= Information provided =

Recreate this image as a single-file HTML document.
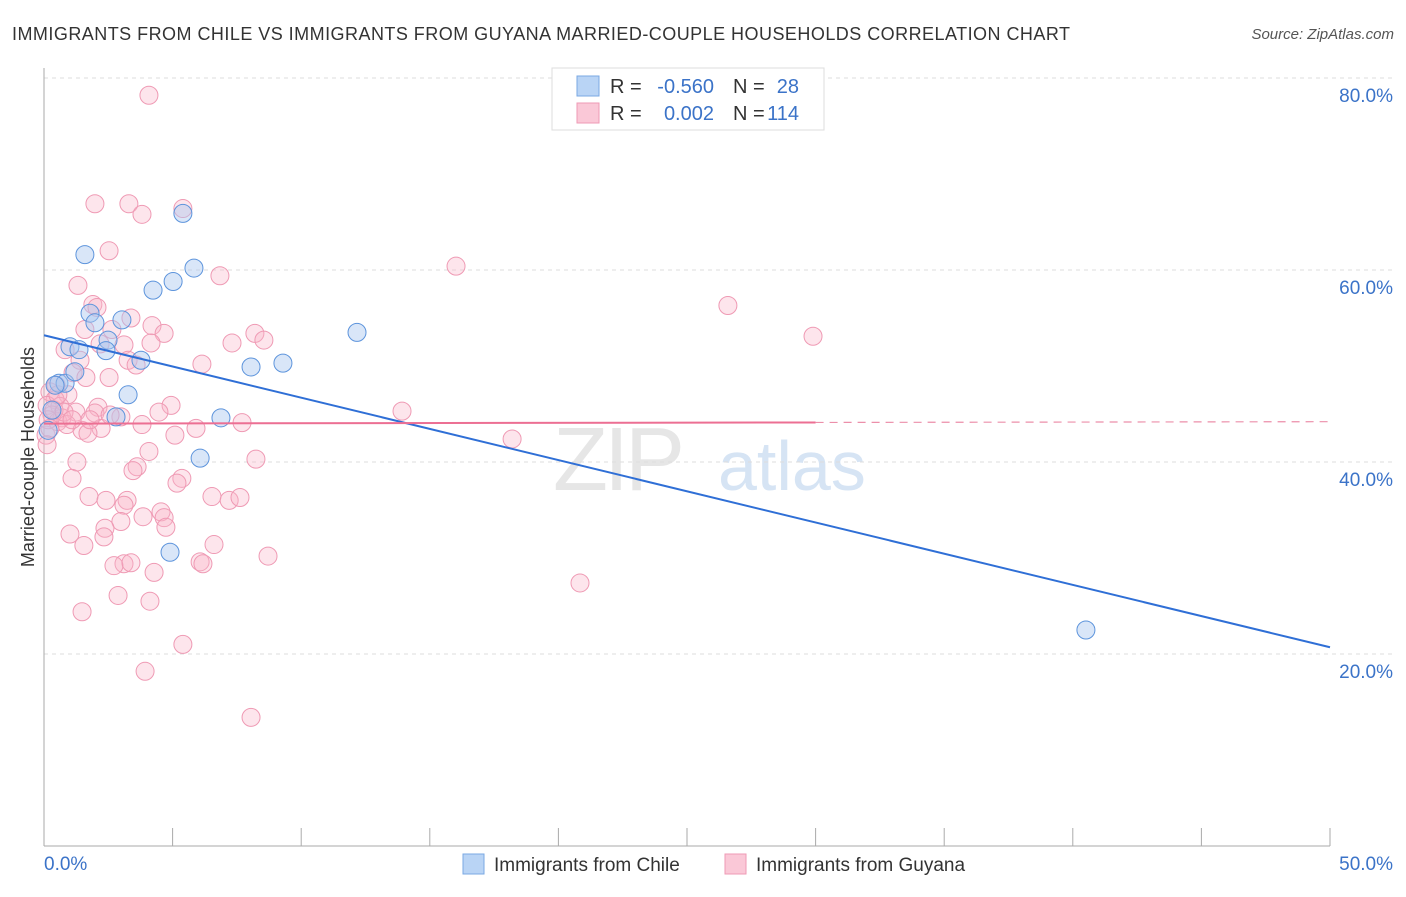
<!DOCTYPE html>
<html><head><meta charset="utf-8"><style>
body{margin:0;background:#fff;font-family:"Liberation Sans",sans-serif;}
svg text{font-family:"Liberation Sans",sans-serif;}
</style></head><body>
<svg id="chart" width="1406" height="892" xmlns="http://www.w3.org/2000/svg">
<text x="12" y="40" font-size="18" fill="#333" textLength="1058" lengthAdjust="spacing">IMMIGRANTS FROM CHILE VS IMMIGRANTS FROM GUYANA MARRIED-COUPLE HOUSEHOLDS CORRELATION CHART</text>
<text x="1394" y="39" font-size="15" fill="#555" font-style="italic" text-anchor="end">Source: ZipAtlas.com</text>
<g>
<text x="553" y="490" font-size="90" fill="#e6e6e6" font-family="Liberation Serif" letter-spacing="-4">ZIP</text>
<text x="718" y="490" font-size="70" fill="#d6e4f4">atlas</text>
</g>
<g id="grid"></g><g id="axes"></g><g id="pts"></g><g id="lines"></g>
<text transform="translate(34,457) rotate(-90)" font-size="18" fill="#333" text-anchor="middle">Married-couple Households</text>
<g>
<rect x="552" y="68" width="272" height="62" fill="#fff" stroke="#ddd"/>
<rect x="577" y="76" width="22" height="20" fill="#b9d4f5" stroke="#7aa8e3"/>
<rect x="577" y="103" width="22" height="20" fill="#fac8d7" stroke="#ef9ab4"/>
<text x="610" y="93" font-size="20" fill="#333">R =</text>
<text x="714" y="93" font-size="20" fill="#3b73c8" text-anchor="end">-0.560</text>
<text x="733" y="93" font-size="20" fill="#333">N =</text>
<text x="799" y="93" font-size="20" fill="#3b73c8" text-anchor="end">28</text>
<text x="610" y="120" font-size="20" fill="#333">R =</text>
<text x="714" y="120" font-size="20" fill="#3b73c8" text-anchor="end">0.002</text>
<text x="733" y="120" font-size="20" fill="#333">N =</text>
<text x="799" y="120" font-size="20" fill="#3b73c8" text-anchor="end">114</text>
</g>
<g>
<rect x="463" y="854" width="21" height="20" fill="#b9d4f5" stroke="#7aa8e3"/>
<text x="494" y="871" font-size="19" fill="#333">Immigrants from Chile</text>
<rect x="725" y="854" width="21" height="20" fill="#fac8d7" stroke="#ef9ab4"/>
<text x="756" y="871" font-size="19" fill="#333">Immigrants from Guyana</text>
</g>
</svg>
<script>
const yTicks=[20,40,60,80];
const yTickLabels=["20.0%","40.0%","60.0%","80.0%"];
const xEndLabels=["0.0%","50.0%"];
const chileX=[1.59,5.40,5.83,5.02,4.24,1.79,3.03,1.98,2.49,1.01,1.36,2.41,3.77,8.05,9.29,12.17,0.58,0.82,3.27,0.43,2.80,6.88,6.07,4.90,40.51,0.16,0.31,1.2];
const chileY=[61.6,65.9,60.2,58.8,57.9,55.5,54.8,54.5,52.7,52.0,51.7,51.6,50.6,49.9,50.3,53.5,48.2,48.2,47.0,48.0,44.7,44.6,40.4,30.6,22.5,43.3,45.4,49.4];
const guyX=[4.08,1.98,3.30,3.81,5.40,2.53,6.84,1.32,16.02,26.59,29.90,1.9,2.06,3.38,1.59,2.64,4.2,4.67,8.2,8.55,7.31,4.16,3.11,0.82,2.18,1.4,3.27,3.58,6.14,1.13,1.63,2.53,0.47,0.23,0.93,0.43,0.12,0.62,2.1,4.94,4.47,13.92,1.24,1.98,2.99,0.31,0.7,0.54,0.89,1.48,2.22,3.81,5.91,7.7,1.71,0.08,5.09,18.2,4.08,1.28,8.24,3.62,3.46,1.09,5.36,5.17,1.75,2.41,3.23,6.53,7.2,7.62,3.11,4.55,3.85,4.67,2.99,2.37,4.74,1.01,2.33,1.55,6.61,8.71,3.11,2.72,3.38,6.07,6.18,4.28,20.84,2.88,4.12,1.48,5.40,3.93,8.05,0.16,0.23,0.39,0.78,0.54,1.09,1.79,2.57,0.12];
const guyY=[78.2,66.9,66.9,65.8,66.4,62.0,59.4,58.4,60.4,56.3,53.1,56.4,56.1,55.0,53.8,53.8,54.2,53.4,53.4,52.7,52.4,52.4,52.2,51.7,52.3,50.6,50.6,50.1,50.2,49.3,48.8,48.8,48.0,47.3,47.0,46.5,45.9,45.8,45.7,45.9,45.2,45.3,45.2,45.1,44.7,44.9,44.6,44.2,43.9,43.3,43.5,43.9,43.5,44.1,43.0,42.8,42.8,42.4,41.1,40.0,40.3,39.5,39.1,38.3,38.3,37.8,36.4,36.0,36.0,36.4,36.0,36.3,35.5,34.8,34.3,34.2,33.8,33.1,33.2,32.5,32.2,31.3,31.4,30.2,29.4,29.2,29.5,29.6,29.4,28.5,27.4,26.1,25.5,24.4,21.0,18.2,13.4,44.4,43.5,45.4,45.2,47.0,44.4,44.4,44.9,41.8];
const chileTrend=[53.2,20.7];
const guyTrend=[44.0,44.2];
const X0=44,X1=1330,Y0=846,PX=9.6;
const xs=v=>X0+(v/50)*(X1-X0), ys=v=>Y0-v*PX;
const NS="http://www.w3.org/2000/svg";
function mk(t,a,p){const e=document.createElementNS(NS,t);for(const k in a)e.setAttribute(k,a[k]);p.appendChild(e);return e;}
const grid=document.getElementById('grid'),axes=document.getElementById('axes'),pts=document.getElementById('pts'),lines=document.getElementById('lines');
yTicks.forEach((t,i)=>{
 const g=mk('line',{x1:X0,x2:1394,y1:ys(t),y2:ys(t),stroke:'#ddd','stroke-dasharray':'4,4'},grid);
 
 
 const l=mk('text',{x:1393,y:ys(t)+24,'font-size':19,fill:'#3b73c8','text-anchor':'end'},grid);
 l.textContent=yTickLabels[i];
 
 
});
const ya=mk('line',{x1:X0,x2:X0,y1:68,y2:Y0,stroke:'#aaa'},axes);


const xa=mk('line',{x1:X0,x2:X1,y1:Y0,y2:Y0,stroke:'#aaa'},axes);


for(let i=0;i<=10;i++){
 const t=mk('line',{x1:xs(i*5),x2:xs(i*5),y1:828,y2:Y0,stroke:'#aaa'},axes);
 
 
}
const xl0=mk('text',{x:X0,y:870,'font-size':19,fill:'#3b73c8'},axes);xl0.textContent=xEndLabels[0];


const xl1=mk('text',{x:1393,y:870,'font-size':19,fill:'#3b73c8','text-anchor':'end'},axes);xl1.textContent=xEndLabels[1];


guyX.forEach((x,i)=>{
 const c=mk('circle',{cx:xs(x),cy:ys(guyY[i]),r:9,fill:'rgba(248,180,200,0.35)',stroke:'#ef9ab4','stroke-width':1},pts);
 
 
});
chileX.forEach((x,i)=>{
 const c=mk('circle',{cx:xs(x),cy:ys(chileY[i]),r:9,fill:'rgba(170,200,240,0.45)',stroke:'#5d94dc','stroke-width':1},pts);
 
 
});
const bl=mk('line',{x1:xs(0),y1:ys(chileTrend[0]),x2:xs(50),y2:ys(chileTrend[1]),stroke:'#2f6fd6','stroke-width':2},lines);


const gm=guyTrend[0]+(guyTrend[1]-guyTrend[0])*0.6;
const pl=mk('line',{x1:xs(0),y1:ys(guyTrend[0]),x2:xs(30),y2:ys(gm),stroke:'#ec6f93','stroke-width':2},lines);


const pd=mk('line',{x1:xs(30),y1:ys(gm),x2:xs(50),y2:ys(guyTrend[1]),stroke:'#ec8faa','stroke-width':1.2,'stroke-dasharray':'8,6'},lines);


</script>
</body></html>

---

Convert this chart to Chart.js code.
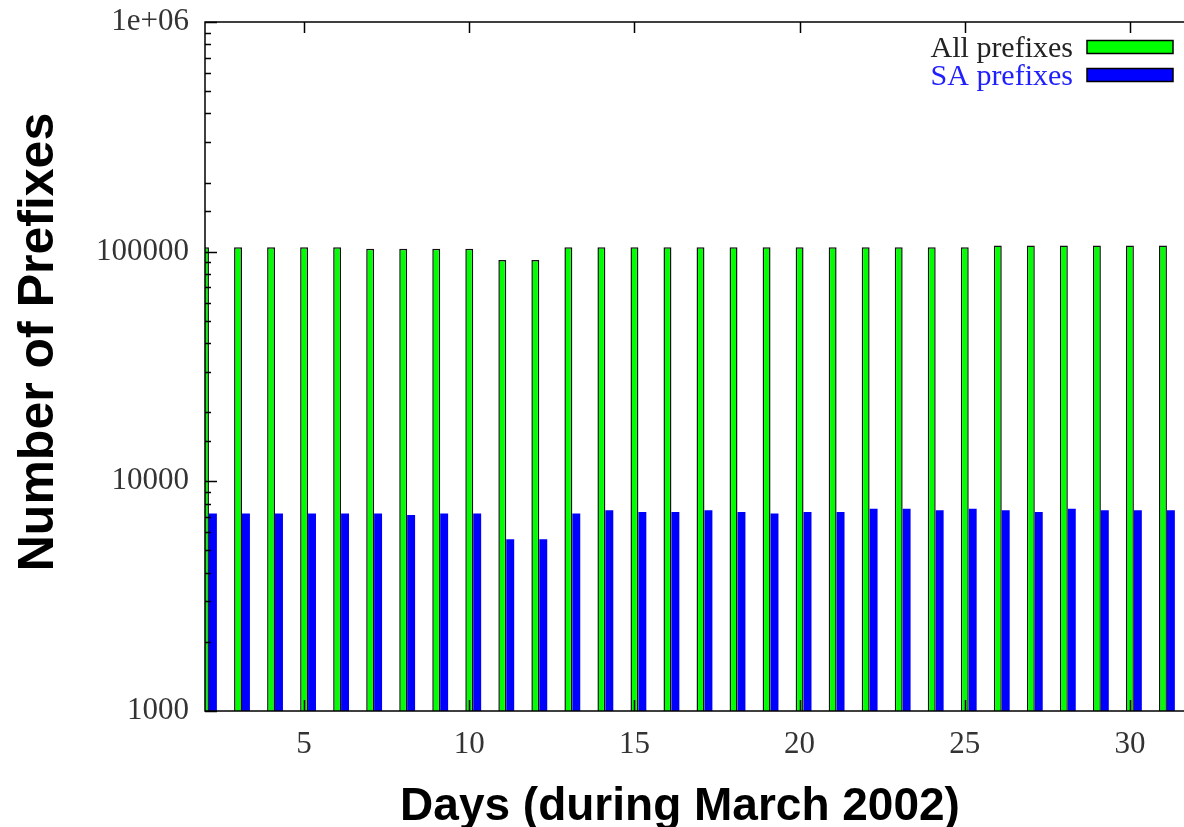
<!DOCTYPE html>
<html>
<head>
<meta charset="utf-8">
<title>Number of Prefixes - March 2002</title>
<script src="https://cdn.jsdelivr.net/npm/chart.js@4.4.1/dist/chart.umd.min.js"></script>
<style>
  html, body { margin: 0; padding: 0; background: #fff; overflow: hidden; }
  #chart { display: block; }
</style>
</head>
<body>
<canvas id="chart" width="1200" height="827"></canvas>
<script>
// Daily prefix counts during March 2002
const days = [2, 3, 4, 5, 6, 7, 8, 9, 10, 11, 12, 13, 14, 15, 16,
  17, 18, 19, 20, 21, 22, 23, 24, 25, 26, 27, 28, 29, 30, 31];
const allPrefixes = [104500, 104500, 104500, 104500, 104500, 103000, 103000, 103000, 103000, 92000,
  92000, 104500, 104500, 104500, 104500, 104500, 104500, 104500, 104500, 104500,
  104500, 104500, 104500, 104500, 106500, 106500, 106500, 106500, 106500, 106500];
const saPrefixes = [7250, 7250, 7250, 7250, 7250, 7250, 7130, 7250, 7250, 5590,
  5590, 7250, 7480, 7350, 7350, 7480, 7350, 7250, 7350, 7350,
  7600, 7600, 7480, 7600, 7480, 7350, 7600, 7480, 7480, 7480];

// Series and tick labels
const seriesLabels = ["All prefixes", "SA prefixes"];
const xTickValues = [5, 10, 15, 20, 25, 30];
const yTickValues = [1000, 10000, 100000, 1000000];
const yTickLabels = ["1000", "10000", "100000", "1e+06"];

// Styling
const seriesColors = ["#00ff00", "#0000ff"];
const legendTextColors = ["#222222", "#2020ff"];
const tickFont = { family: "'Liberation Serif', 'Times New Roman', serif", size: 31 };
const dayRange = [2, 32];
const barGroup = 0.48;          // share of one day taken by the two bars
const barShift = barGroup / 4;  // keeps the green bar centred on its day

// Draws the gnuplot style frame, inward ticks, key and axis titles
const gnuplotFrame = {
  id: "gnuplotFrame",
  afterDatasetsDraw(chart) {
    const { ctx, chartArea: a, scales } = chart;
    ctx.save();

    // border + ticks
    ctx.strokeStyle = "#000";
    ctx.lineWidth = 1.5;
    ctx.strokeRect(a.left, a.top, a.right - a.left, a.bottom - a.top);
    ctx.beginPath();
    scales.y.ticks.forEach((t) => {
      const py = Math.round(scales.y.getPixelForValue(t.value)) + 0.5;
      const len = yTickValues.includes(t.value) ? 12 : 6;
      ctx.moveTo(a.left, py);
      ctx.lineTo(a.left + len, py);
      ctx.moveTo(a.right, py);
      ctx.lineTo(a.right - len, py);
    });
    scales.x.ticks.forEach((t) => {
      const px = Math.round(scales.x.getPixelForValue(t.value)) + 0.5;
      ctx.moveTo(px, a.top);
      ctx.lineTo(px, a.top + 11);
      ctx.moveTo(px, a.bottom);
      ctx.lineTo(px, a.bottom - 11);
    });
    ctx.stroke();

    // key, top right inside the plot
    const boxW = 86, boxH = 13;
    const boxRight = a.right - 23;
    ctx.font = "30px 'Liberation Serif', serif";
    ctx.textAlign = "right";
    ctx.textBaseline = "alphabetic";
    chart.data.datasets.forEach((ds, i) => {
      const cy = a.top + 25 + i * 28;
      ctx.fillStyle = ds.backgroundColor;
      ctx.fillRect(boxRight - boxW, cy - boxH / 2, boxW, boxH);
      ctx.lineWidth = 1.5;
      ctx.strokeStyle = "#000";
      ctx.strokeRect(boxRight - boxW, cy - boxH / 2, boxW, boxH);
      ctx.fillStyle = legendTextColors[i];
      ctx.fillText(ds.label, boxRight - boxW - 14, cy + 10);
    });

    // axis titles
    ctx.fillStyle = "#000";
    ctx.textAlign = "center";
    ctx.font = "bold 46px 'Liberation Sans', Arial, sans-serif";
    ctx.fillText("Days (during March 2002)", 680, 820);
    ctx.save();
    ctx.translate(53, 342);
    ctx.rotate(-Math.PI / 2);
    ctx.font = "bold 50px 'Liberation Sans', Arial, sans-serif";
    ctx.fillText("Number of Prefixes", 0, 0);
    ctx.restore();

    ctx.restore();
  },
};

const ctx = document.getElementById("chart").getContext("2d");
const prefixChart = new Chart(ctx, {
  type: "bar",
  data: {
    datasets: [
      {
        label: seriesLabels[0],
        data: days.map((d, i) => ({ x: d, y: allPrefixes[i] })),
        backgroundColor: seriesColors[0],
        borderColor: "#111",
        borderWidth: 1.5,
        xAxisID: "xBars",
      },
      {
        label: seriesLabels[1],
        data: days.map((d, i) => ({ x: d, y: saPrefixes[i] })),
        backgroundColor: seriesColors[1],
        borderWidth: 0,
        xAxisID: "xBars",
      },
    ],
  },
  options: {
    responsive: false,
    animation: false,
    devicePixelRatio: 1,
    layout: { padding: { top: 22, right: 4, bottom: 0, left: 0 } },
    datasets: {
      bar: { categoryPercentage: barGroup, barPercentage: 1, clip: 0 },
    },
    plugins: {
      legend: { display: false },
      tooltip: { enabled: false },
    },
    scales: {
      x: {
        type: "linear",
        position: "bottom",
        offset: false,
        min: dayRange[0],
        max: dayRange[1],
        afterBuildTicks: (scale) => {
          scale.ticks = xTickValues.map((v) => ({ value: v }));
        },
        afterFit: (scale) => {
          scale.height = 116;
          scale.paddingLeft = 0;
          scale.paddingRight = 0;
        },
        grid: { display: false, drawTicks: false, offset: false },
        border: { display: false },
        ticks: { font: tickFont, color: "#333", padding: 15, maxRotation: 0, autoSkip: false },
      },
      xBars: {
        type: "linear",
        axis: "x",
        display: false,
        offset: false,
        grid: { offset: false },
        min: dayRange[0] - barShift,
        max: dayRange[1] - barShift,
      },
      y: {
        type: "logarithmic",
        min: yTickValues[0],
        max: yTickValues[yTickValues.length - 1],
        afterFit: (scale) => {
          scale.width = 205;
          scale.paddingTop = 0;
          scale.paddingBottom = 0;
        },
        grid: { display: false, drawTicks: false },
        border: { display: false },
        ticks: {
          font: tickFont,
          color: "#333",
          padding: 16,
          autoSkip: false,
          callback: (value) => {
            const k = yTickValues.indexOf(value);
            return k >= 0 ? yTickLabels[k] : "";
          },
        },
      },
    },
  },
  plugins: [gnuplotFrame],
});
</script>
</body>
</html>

= Set exercise =
Take only the lines above from the one that has "Convert this chart to Chart.js code." through the one that has "const barShift = barGroup" and reproduce them exactly, omitting any pictures.

= Solution for this exercise =
Convert this chart to Chart.js code.
<!DOCTYPE html>
<html>
<head>
<meta charset="utf-8">
<title>Number of Prefixes - March 2002</title>
<script src="https://cdn.jsdelivr.net/npm/chart.js@4.4.1/dist/chart.umd.min.js"></script>
<style>
  html, body { margin: 0; padding: 0; background: #fff; overflow: hidden; }
  #chart { display: block; }
</style>
</head>
<body>
<canvas id="chart" width="1200" height="827"></canvas>
<script>
// Daily prefix counts during March 2002
const days = [2, 3, 4, 5, 6, 7, 8, 9, 10, 11, 12, 13, 14, 15, 16,
  17, 18, 19, 20, 21, 22, 23, 24, 25, 26, 27, 28, 29, 30, 31];
const allPrefixes = [104500, 104500, 104500, 104500, 104500, 103000, 103000, 103000, 103000, 92000,
  92000, 104500, 104500, 104500, 104500, 104500, 104500, 104500, 104500, 104500,
  104500, 104500, 104500, 104500, 106500, 106500, 106500, 106500, 106500, 106500];
const saPrefixes = [7250, 7250, 7250, 7250, 7250, 7250, 7130, 7250, 7250, 5590,
  5590, 7250, 7480, 7350, 7350, 7480, 7350, 7250, 7350, 7350,
  7600, 7600, 7480, 7600, 7480, 7350, 7600, 7480, 7480, 7480];

// Series and tick labels
const seriesLabels = ["All prefixes", "SA prefixes"];
const xTickValues = [5, 10, 15, 20, 25, 30];
const yTickValues = [1000, 10000, 100000, 1000000];
const yTickLabels = ["1000", "10000", "100000", "1e+06"];

// Styling
const seriesColors = ["#00ff00", "#0000ff"];
const legendTextColors = ["#222222", "#2020ff"];
const tickFont = { family: "'Liberation Serif', 'Times New Roman', serif", size: 31 };
const dayRange = [2, 32];
const barGroup = 0.48;          // share of one day taken by the two bars
const barShift = barGroup / 4;  // keeps the green bar centred on its day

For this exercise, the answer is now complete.